**Problem requirements:** Using the data below, gather each line that includes the word "chart".

# Records to use start

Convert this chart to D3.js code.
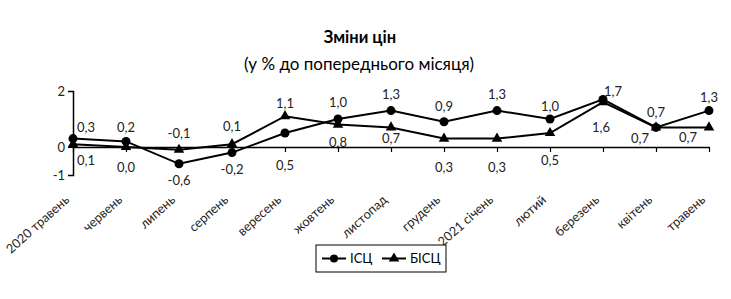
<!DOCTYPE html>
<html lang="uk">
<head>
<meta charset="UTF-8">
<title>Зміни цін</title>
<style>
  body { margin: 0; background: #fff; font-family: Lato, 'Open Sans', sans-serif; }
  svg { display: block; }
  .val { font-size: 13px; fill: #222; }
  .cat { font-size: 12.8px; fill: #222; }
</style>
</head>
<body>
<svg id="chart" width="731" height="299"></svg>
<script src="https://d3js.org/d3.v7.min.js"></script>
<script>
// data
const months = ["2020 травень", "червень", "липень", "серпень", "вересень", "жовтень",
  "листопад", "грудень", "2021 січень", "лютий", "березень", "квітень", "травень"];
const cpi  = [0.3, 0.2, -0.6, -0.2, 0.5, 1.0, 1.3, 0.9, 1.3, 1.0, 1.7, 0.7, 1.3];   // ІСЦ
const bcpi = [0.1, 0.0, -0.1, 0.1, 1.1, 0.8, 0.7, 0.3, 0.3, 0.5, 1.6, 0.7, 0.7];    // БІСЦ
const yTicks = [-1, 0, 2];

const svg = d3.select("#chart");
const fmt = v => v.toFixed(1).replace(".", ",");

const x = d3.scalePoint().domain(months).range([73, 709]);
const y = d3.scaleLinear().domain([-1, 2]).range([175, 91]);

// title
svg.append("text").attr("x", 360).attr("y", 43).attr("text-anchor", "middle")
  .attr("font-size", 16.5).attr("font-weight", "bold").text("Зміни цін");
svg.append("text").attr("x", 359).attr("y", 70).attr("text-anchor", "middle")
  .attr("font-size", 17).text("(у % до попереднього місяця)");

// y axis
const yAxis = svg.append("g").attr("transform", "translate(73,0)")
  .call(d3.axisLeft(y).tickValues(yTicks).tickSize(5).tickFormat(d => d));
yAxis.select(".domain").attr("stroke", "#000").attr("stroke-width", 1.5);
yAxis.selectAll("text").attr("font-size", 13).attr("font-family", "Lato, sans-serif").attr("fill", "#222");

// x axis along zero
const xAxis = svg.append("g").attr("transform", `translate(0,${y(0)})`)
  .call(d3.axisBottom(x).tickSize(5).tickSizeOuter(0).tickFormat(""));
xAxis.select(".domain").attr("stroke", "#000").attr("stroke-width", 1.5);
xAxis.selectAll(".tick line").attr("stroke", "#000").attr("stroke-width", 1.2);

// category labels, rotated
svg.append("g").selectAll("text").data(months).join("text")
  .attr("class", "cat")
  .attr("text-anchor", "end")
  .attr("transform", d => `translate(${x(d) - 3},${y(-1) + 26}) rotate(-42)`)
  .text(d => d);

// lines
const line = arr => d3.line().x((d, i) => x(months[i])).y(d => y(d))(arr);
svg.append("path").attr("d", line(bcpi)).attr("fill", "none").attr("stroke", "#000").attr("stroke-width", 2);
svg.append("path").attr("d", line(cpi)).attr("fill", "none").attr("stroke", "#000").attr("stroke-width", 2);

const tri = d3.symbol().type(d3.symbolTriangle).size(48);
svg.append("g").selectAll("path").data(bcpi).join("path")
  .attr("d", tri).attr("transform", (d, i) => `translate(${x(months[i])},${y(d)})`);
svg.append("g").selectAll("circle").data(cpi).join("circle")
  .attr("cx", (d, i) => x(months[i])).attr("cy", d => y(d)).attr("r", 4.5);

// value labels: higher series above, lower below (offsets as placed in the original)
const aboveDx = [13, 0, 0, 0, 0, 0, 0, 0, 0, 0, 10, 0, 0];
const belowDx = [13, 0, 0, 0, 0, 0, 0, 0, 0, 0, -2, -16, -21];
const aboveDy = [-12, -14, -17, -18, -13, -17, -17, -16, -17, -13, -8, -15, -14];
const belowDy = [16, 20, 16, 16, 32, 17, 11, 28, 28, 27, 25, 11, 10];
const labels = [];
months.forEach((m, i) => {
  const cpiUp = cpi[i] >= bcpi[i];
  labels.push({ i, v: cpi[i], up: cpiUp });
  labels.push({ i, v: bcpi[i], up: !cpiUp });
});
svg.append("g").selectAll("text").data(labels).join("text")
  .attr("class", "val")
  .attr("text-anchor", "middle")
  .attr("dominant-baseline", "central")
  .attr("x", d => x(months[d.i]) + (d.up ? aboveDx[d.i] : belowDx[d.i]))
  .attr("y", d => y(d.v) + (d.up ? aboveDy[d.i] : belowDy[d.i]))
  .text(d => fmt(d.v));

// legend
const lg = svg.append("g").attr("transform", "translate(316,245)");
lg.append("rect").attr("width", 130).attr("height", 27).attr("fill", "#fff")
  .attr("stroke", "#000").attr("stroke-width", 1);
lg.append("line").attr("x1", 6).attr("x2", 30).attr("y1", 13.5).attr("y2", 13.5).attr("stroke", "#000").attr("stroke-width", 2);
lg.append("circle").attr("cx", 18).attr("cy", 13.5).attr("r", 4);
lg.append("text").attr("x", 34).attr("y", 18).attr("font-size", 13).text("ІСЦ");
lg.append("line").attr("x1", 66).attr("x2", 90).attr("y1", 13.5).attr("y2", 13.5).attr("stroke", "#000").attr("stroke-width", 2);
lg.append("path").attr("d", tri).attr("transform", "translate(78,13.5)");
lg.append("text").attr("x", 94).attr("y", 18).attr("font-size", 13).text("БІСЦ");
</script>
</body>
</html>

# Records to use end
# Records to use start

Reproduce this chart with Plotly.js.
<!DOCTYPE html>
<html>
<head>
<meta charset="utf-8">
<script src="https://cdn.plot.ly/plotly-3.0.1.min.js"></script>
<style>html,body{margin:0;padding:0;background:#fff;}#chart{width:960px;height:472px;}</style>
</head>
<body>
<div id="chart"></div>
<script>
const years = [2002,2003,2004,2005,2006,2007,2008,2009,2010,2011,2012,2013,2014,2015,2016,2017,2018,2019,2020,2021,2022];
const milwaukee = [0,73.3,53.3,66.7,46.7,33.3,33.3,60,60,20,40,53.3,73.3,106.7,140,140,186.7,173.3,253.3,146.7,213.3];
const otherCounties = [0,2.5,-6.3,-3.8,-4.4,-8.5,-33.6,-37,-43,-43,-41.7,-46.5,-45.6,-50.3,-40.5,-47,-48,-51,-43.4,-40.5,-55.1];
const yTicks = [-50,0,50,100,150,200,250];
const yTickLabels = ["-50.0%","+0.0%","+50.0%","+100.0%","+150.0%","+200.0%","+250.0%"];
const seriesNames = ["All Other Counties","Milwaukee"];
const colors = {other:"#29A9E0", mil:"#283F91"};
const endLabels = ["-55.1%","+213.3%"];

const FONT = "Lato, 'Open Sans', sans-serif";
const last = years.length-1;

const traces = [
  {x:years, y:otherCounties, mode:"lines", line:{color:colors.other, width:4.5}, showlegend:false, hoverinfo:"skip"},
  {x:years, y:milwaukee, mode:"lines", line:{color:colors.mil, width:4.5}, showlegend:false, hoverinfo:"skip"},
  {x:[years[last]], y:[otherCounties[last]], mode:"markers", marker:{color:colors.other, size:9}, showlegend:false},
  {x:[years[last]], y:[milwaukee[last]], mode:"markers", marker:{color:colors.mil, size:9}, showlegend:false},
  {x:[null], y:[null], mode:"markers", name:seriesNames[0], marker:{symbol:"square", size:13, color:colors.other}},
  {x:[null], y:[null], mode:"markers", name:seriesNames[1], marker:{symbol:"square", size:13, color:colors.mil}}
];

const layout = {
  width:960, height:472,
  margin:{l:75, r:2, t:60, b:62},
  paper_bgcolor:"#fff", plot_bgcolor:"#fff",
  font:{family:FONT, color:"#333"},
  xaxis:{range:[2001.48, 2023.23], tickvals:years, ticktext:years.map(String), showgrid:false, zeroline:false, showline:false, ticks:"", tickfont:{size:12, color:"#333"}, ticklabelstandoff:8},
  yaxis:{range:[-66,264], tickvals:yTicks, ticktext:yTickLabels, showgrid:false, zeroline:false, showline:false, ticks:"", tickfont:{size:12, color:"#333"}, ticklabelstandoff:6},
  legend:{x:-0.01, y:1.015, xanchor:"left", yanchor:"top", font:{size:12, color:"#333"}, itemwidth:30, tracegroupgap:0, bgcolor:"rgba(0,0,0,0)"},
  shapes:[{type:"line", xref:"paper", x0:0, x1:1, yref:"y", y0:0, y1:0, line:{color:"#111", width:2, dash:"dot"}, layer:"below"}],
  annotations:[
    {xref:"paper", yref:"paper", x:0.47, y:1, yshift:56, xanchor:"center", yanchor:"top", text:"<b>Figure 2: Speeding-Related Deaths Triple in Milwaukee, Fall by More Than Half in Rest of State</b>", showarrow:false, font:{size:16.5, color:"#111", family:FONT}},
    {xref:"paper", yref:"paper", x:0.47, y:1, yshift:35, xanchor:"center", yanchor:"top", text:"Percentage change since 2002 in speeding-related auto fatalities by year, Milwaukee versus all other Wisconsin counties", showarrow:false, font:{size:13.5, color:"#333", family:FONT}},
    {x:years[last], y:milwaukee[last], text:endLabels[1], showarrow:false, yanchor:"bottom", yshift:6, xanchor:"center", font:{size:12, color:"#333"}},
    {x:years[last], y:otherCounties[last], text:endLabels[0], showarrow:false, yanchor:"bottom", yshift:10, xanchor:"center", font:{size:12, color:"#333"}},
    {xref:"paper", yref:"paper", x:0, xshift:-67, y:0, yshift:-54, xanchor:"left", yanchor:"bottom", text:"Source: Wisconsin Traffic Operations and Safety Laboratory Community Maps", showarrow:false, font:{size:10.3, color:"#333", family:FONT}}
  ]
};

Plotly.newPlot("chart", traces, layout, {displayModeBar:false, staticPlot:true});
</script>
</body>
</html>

# Records to use end

**Written solution:**
Convert this chart to D3.js code.
<svg id="chart" width="731" height="299"></svg>
const svg = d3.select("#chart");
Reproduce this chart with Plotly.js.
<style>html,body{margin:0;padding:0;background:#fff;}#chart{width:960px;height:472px;}</style>
<div id="chart"></div>
Plotly.newPlot("chart", traces, layout, {displayModeBar:false, staticPlot:true});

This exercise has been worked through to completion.